Big data Map reduce
Completed a big data project where applied efficient data extraction and processing techniques using MongoDB, pymongo, and MapReduce. By extracting only the necessary data—such as artist names, release years, and sales—from a large dataset of song documents, was able to significantly reduce computation time and costs. Using MapReduce with mrjob, processed this data in a distributed manner to aggregate and analyze key insights, such as the total sales for each artist per year and identifying top-selling artists. This approach optimized resource usage while delivering accurate and meaningful results efficiently.
Skills:
Big data handling
Data extraction
Python
MongoDB ( relational database management)
Data aggregation
Map reduce
Data Extraction for Song Triplets
Pseudocode:
Import the pymongo library
Establish a connection to the MongoDB database
Select the database and collection from which to retrieve data
Create a new text file for storing the output
Query the collection to retrieve the desired data fields
Iterate over the query results
Extract the values of "Artist", "Year", and "Sales" from each document
Replace any commas in the artist name with dashes
Create a triplet in the format <artist, year, sales>
Write the triplet to the text file
Close the text file and the MongoDB connection
The goal of this pseudocode is to extract specific data fields—Artist, Year, and Sales—from a MongoDB database containing song documents. The extracted data is then organized into triplets in the format <artist, year, sales>, which are written to a text file. This triplet format will be used as input for subsequent MapReduce programs.

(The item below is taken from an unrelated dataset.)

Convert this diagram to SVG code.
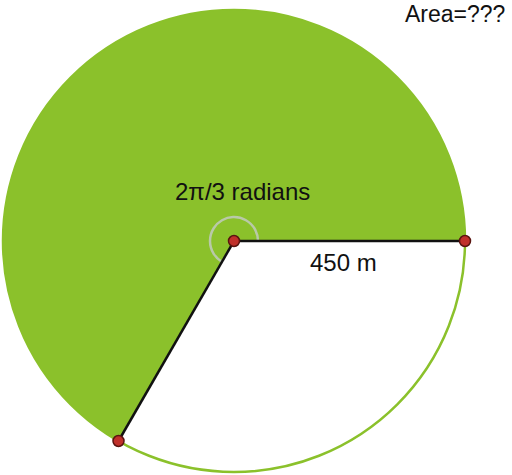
<svg xmlns="http://www.w3.org/2000/svg" width="512" height="475" viewBox="0 0 512 475">
<style>
.lbl{font-family:"Liberation Sans",Arial,sans-serif;font-size:24px;fill:#111}
.pt{fill:#c0302a;stroke:#5a1410;stroke-width:1.5}
</style>
<rect width="512" height="475" fill="#fff"/>
<g id="sector">
<circle cx="234" cy="241" r="231" fill="none" stroke="#8bc12b" stroke-width="2.5"/>
<path d="M234,241 L465,241 A231,231 0 1 0 118.5,441 Z" fill="#8bc12b"/>
<path d="M258,241 A24,24 0 1 0 222,261.8" fill="none" stroke="#b9c9a8" stroke-width="2.5"/>
</g>
<g id="connectors" stroke="#111" stroke-width="2.5">
<line x1="234" y1="241" x2="465" y2="241"/>
<line x1="234" y1="241" x2="118.5" y2="441"/>
</g>
<g id="points">
<circle class="pt" cx="234" cy="241" r="5.5"/>
<circle class="pt" cx="465" cy="241" r="5.5"/>
<circle class="pt" cx="118.5" cy="441" r="5.5"/>
</g>
<g id="labels">
<text class="lbl" x="175" y="200">2π/3 radians</text>
<text class="lbl" x="310" y="271">450 m</text>
<text class="lbl" x="405" y="22" style="font-size:23px">Area=???</text>
</g>
</svg>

By cleaning up data (replacing commas in artist names) and properly structuring the output, this step ensures that the data is prepared for efficient processing in later stages of the project.
MapReduce for Total Sales Per Artist Per Year
Pseudocode:
Import the MRJob library for MapReduce jobs
Import the MRStep library for defining MapReduce steps
Define a class MRTotalSales that inherits from MRJob
Define a mapper function that takes a key and a line as input
Split the line into fields
Extract the artist, year, and sales from the fields
Try to convert the sales to a float, setting it to 0.0 if the conversion fails
Emit a key-value pair with the artist and year as the key and sales as the value
Define a reducer function that takes a key and a list of values as input
Sum up the sales for each artist in each year
Emit the total sales for each artist in each year as a string
If the script is run as the main program
Run the MRTotalSales job
In this part I used MapReduce program to calculate the total sales for each artist in each year from task1_1_output.txt file. The mapper function extracts artist, year, and sales data from input lines and emits key-value pairs. The reducer function sums up the sales values for each artist in each year.
Map reduce for top-selling artist for each year
In this part I used Map reduce to identify the top-selling artist for each year from task1_2_output.txt file. The mapper function extracts artist, year, and sales data from each line, emitting key-value pairs with the year as the key and a tuple containing the artist and sales as the value. The first reducer function then finds the top-selling artist for each year based on sales, emitting key-value pairs with None as the key and a tuple containing the year, top-selling artist, and sales. Finally, the second reducer function sorts the results by year in descending order and emits key-value pairs with the year as the key and a list containing the top-selling artist and sales.
Map reduce for top-selling artists for each decade
In this task I used MapReduce to find the top-selling artists for each decade from task1_2_output.txt file. The mapper extracts the artist, year, and sales from the input data, calculates the decade for each year, and emits key-value pairs with the decade range and artist as the key, and the sales as the value. The first reducer sums up the sales for each artist within each decade, while the second reducer sorts the artists by total sales in descending order within each decade and emits the top 3 artists. The final reducer sorts the decades in descending order and emits the top artists for each decade.